The current evidence has yet to demonstrate that this particular issue meets the threshold for specific legislation on PFAS in paper and board” [Rebecca Pow MP]

And draw comparison to that given by Danish Food Minister, Mogens Jensen, in September 2019, as Denmark announced their upcoming ban on the use of PFAS in paper and card food contact materials.

I do not want to accept the risk of harmful fluorinated substances (PFAS) migrating from the packaging and into our food. These substances represent such a health problem that we can no longer wait for the EU”. [Mogens Jensen]

We extend our thanks to Rebecca Pow MP for taking the time to respond to our letter during this difficult time, and are optimistic that the reviews and changes currently underway have the potential to achieve the health and environmental protections we are asking for. However, we seek clarification on the intended timescales of review, and continue to assert that the scientific evidence already demonstrates the need for comprehensive UK legislation restricting the use of all PFAS in paper and board food packaging.

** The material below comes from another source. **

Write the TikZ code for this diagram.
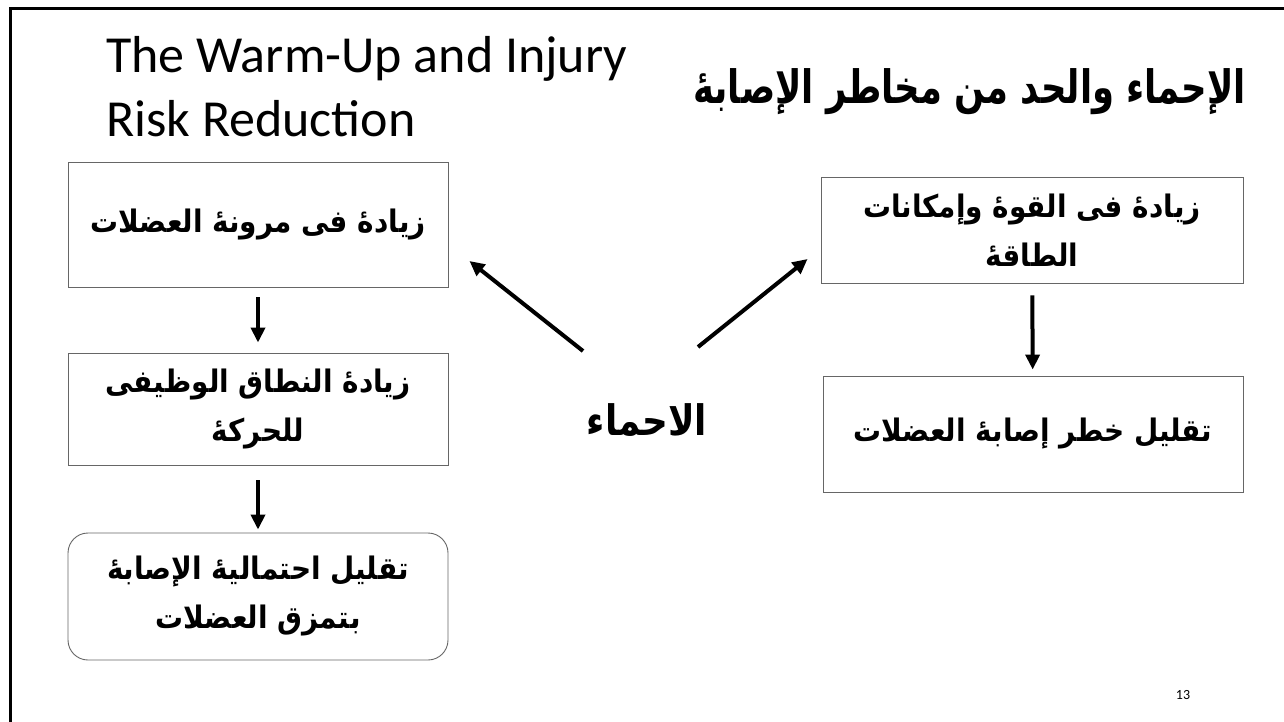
\documentclass[tikz,border=0pt]{standalone}
\usepackage{fontspec}
\setmainfont{Carlito}
\newfontfamily\arabicfont[Script=Arabic]{DejaVu Sans}
\TeXXeTstate=1
\usetikzlibrary{arrows.meta,calc}
\newcommand{\rtl}[2][0.9]{\scalebox{#1}[1]{\beginR #2\endR}}
\begin{document}
\begin{tikzpicture}[x=1pt,y=-1pt,
  box/.style={draw=black!60, line width=0.9pt, minimum width=380pt, inner sep=0pt, align=center,
    font=\arabicfont\bfseries\fontsize{31}{49}\selectfont},
  arr/.style={line width=4pt, -{Triangle[length=15pt,width=14pt]}},
  en/.style={font=\fontsize{52}{64}\selectfont, align=left, inner sep=0pt, anchor=north west}]
\useasboundingbox (0,0) rectangle (1284,722);
\fill[white] (0,0) rectangle (1284,722);
\draw[line width=3pt] (10.5,722) -- (10.5,8.5) -- (1284,8.5);

% titles
\node[en] (ten) at (106,36) {The Warm-Up and Injury\\Risk Reduction};
\node[inner sep=0pt, anchor=east, font=\arabicfont\bfseries\fontsize{46}{50}\selectfont] (tar) at (1246,92) {\rtl[0.77]{الإحماء والحد من مخاطر الإصابهٔ}};

% left column
\node[box, minimum height=125pt] (b1) at (258,224.5) {\rtl{زيادهٔ فى مرونهٔ العضلات}};
\node[box, minimum height=112pt] (b2) at (258,409) {\rtl{زيادهٔ النطاق الوظيفى}\\\rtl{للحركهٔ}};
\node[box, minimum height=127pt, rounded corners=20pt] (b3) at (258,596.5) {\rtl{تقليل احتماليهٔ الإصابهٔ}\\\rtl{بتمزق العضلات}};

% right column
\node[box, minimum width=422pt, minimum height=106pt] (r1) at (1032,230) {\rtl{زيادهٔ فى القوهٔ وإمكانات}\\\rtl{الطاقهٔ}};
\node[box, minimum width=420pt, minimum height=116pt] (r2) at (1033,434) {\rtl{تقليل خطر إصابهٔ العضلات}};

% centre
\node[inner sep=0pt, font=\arabicfont\bfseries\fontsize{42}{48}\selectfont] (warm) at (647,420) {\rtl[0.85]{الاحماء}};

% connectors
\draw[arr, shorten <=10pt, shorten >=10pt] (b1) -- (b2);
\draw[arr, shorten <=15pt, shorten >=3pt] (b2) -- (b3);
\draw[arr, shorten <=12pt, shorten >=6pt] (r1) -- (r2);
\draw[arr] ($(warm.center)+(-64,-69)$) -- ($(b1.east)+(21,36.5)$);
\draw[arr] ($(warm.center)+(51,-73)$) -- ($(r1.west)+(-13,29)$);

% page number
\node[font=\fontsize{14}{16}\selectfont] (pg) at (1183,695) {13};
\end{tikzpicture}
\end{document}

Fidra’s project lead, Dr Kerry Dinsmore says:

“We are pleased to see the UK government engage on this issue and acknowledge the need for PFAS to be treated as a group. This clearly strengthens the case for much stronger future legislation in the UK, restricting the whole chemical group and preventing regrettable substitution where one harmful chemical is quickly replaced by another, adding much needed protections for our health and environment.”